The NFL argues that they had nothing to hide. They say that players knew there were inherent risks in playing such a brutal game at such a high level. The NFL argues that they are on the forefront of concussion research and doing everything within reason to take care of former players that are suffering from post-concussion disabilities.
The elephant in the room that no one is talking about here is, how should we view the NFL? Villain or victim?
I’ll be first to say that I’m a huge fan of the game of football, and that bias leads me in the direction of protecting the game, and in this case, that means protecting the NFL too. There’s the possibility that they weren’t up front with the players about the risks of concussions, but then again, are those former players really saying they didn’t know taking repeated blows to the head could have mental health ramifications later in life? I’m not buying that.
Terry Bradshaw told Jay Leno on The Tonight Show that he doesn’t think the NFL genuinely cares about its former players, saying, “They’re forced to care now because it’s politically correct to care.”
Guess what.

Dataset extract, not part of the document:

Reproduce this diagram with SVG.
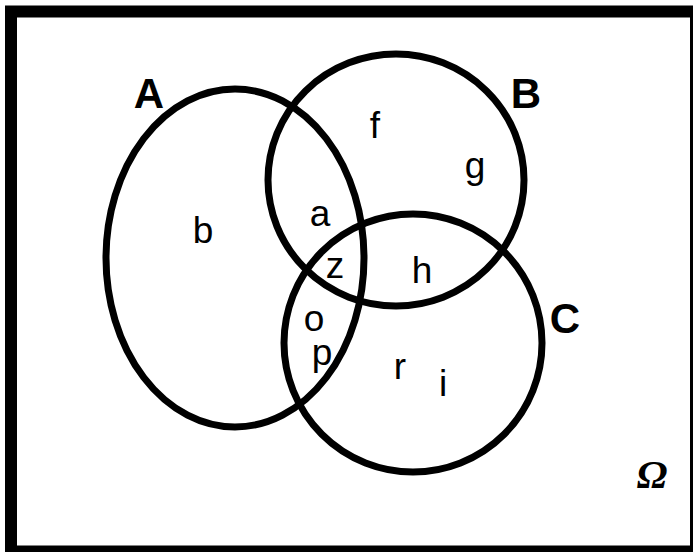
<svg xmlns="http://www.w3.org/2000/svg" width="693" height="552" viewBox="0 0 693 552">
<style>
.set{fill:none;stroke:#000;stroke-width:7}
.lbl{font-family:"Liberation Sans",Arial,sans-serif;font-weight:bold;font-size:42px;text-anchor:middle;fill:#000}
.el{font-family:"Liberation Sans",Arial,sans-serif;font-size:37px;text-anchor:middle;fill:#000}
.om{font-family:"Liberation Serif","Times New Roman",serif;font-weight:bold;font-style:italic;font-size:41px;text-anchor:middle;fill:#000}
</style>
<rect x="0" y="0" width="693" height="552" fill="#fff"/>
<g id="universe">
<rect x="11" y="11.5" width="685" height="540" fill="none" stroke="#000" stroke-width="12"/>
<text class="om" x="652" y="488">Ω</text>
</g>
<g id="setA">
<ellipse class="set" cx="235" cy="258" rx="129" ry="169"/>
<text class="lbl" x="149" y="108">A</text>
</g>
<g id="setB">
<ellipse class="set" cx="396" cy="180" rx="128" ry="126"/>
<text class="lbl" x="526" y="108">B</text>
</g>
<g id="setC">
<ellipse class="set" cx="413" cy="343" rx="129" ry="129"/>
<text class="lbl" x="565" y="333">C</text>
</g>
<g id="elements">
<text class="el" x="203" y="243">b</text>
<text class="el" x="320" y="226">a</text>
<text class="el" x="375" y="138">f</text>
<text class="el" x="475" y="178">g</text>
<text class="el" x="335" y="278">z</text>
<text class="el" x="422" y="283">h</text>
<text class="el" x="314" y="331">o</text>
<text class="el" x="322" y="365">p</text>
<text class="el" x="400" y="379">r</text>
<text class="el" x="443" y="396">i</text>
</g>
</svg>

Bradshaw’s right, and there’s nothing wrong with that.
The simple truth, regardless of how cynical it sounds, is that the NFL is a business. There seems to be an expectation that owners treat their former players like family members. The fact of the matter is that most owners probably have no personal relationship at all with most of their players. Sure, their are exceptions to the rule, but most players probably have little to no interaction with their team’s owner. Why, then, do we expect owners to genuinely care about people they couldn’t pick out of a crowd?
I’m not suggesting that NFL owners shouldn’t have compassion towards their fellow human beings, but I am saying it’s not their responsibility to volunteer to fork over millions of dollars in a vain attempt to make those players’ problems go away. Money can’t fix everything, and it doesn’t fix depression.
Instead, let’s let the NFL continue to be on the forefront of concussion research. In recent years, they’ve pushed heavily for a safer product, and it’s an admirable cause. Let’s let the NFL provide health care to its former players. If the owners are going to throw millions of dollars out of their own pockets, let’s make sure that money goes to something useful instead of into a former player’s bank account. Maybe I’m being harsh, but I do think those players knew what they signed up for. They got payed a lot of money for their work too.